Euclid was originally planned to get a ride into space on a Russian Soyuz rocket, but last year Moscow withdrew its launchers in response to European sanctions over its invasion of Ukraine, delaying the launch.
Euclid will join fellow space telescope James Webb at a stable hovering spot around 1.5 million kilometres from Earth called the second Lagrangian Point, where it can keep its solar panel-covered back permanently to the Sun.
The first images are expected to roll in quickly once scientific operations start in October, but for larger discoveries it will likely take scientists months or years to sift through the “unprecedented amount of data,” Racca said.
The 1.4-billion-euro ($1.5 billion) European mission is planned to last until 2029, though “if nothing strange happens” it could be extended a couple more years, Racca told a press conference.
How will Euclid, which is named after the ancient Greek founder of the field of geometry, observe something that cannot be seen?
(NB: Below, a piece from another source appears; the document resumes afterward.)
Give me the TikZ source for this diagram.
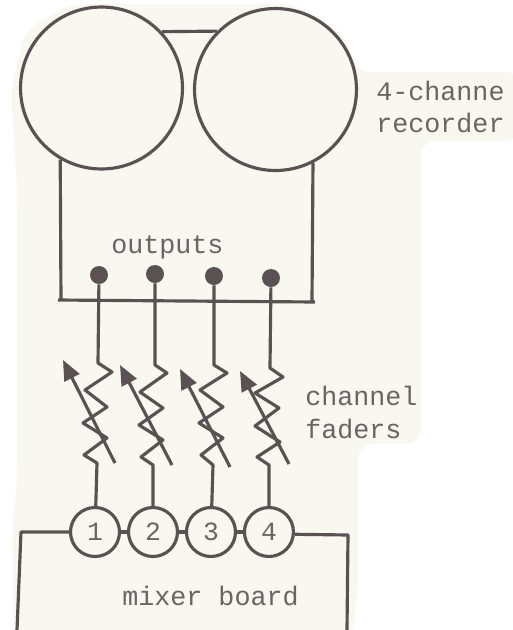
\documentclass[tikz,border=0pt]{standalone}
\usepackage{xcolor}
\usepackage{fontspec}
\setmonofont{Liberation Mono}
\usetikzlibrary{arrows.meta,positioning}
\definecolor{paper}{HTML}{F8F7F0}
\definecolor{ink}{HTML}{5A5252}
\definecolor{inktext}{HTML}{6A6464}
\tikzset{
    reel/.style={circle, draw=ink, line width=1.8pt, inner sep=0pt, minimum size=3.24cm},
    jack/.style={circle, fill=ink, inner sep=0pt, minimum size=0.36cm},
    channel/.style={circle, draw=ink, line width=1.8pt, fill=paper, inner sep=0pt, minimum size=0.98cm, text=inktext, font=\ttfamily\fontsize{15}{18}\selectfont},
    wire/.style={draw=ink, line width=1.8pt, line join=round},
    slider/.style={draw=ink, line width=1.8pt, ->},
    label/.style={anchor=base west, inner sep=0pt, text=inktext, font=\ttfamily\fontsize{15.2}{18}\selectfont}
}
\begin{document}
\begin{tikzpicture}[x=0.02cm, y=-0.02cm, >={Stealth[length=0.4cm, width=0.33cm, inset=0pt]}, node distance=1.16cm]
    \useasboundingbox (0,0) rectangle (513,630);
    % backing sheet
    \fill[paper, rounded corners=0.3cm] (70,4) -- (295,4) -- (345,35) -- (357,72) -- (520,72) -- (520,141)
        -- (421,141) -- (421,444) -- (358,444) -- (358,590) -- (352,640) -- (14,640) -- (12,530) -- (17,480) -- (17,190) -- (11,90) -- (25,30) -- cycle;

    % recorder
    \node[reel] (reelL) at (101.5,88) {};
    \node[reel] (reelR) at (275.5,89.5) {};
    \coordinate (busL) at (58,300);
    \coordinate (busR) at (315,302);
    \coordinate (dropL) at (61,300);
    \coordinate (dropR) at (312,302);
    \draw[wire] (reelL.43) -- (reelR.135);
    \draw[wire] (reelL.240) -- (dropL);
    \draw[wire] (reelR.297) -- (dropR);
    \draw[wire] (busL) -- (busR);

    % outputs
    \node[jack] (out1) at (99,275) {};
    \node[jack] (out2) at (155,274) {};
    \node[jack] (out3) at (214,276) {};
    \node[jack] (out4) at (271,278) {};

    % mixer
    \node[channel] (ch1) at (95,532) {1};
    \node[channel, right of=ch1] (ch2) {2};
    \node[channel, right of=ch2] (ch3) {3};
    \node[channel, right of=ch3] (ch4) {4};
    \coordinate (mixTL) at (21,532);
    \coordinate (mixBL) at (17,630);
    \coordinate (mixTR) at (348,535);
    \coordinate (mixBR) at (347,630);
    \draw[wire] (mixBL) -- (mixTL) -- (ch1);
    \draw[wire] (ch1) -- (ch2);
    \draw[wire] (ch2) -- (ch3);
    \draw[wire] (ch3) -- (ch4);
    \draw[wire] (ch4.-5) -- (mixTR) -- (mixBR);

    % faders
    \draw[wire] (out1) -- (98,363) -- (112,372) -- (85,390) -- (107,407) -- (83,423) -- (107,438) -- (84,455) -- (97,463) -- (ch1);
    \draw[wire] (out2) -- (155,365) -- (167,373) -- (140,392) -- (163,408) -- (139,425) -- (163,440) -- (141,457) -- (153,465) -- (ch2);
    \draw[wire] (out3) -- (214,365) -- (227,373) -- (200,390) -- (223,407) -- (199,423) -- (223,438) -- (201,455) -- (213,465) -- (ch3);
    \draw[wire] (out4) -- (270,368) -- (283,377) -- (255,393) -- (279,408) -- (255,426) -- (280,442) -- (257,457) -- (269,465) -- (ch4);

    \coordinate (tail1) at (115,463);
    \coordinate (tip1) at (63,360);
    \coordinate (tail2) at (172,465);
    \coordinate (tip2) at (120,365);
    \coordinate (tail3) at (230,467);
    \coordinate (tip3) at (180,369);
    \coordinate (tail4) at (289,464);
    \coordinate (tip4) at (240,371);
    \draw[slider] (tail1) -- (tip1);
    \draw[slider] (tail2) -- (tip2);
    \draw[slider] (tail3) -- (tip3);
    \draw[slider] (tail4) -- (tip4);

    % labels
    \node[label] (recA) at (376,100) {4-channe};
    \node[label] (recB) at (376,132) {recorder};
    \node[label] (outLabel) at (111,253) {outputs};
    \node[label] (fadeA) at (305,405) {channel};
    \node[label] (fadeB) at (305,438) {faders};
    \node[label] (mixLabel) at (122,605) {mixer board};
\end{tikzpicture}
\end{document}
By searching for its absence.
The light coming from billions of years in the past is slightly distorted by the mass of visible and dark matter along the way, a phenomenon known as weak gravitational lensing.
“By subtracting the visible matter, we can calculate the presence of the dark matter which is in between,” Racca said.
To do this, Euclid has two main instruments, a 1.2-meter (four-foot) diameter telescope and the Near Infrared Spectrometer and Photometer (NISP), which can split infrared wavelengths not visible to the eye.
Partly what sets Euclid apart from other space telescopes is its field of view, which takes in an area equivalent to “two full moons,” said David Elbaz, an astrophysicist at the French Atomic Energy Commission.
This wide view will enable Euclid to locate massive structures like black holes that the Webb telescope cannot hope to find because its “field of view is too small,” Euclid’s project scientist Rene Laureijs told AFP.
But Euclid’s universe-spanning survey will be able to point Webb in the right direction for closer inspection, said Laureijs, who has been working on the project since the proposal stage in 2007.
The mission comes amid increasing signs that there are some serious inconsistencies in our understanding of how the universe works.
Two very precise measurements give two significantly different answers for the rate at which the universe is expanding – a problem called the Hubble tension in which dark energy is thought to play a major role.
And just this week, the Webb telescope spotted six galaxies in the early universe that seemingly defy cosmological theory because they are far too massive to have formed so quickly after the Big Bang.
Euclid will be a “unique tool” in the quest to find answers to such questions, Elbaz said.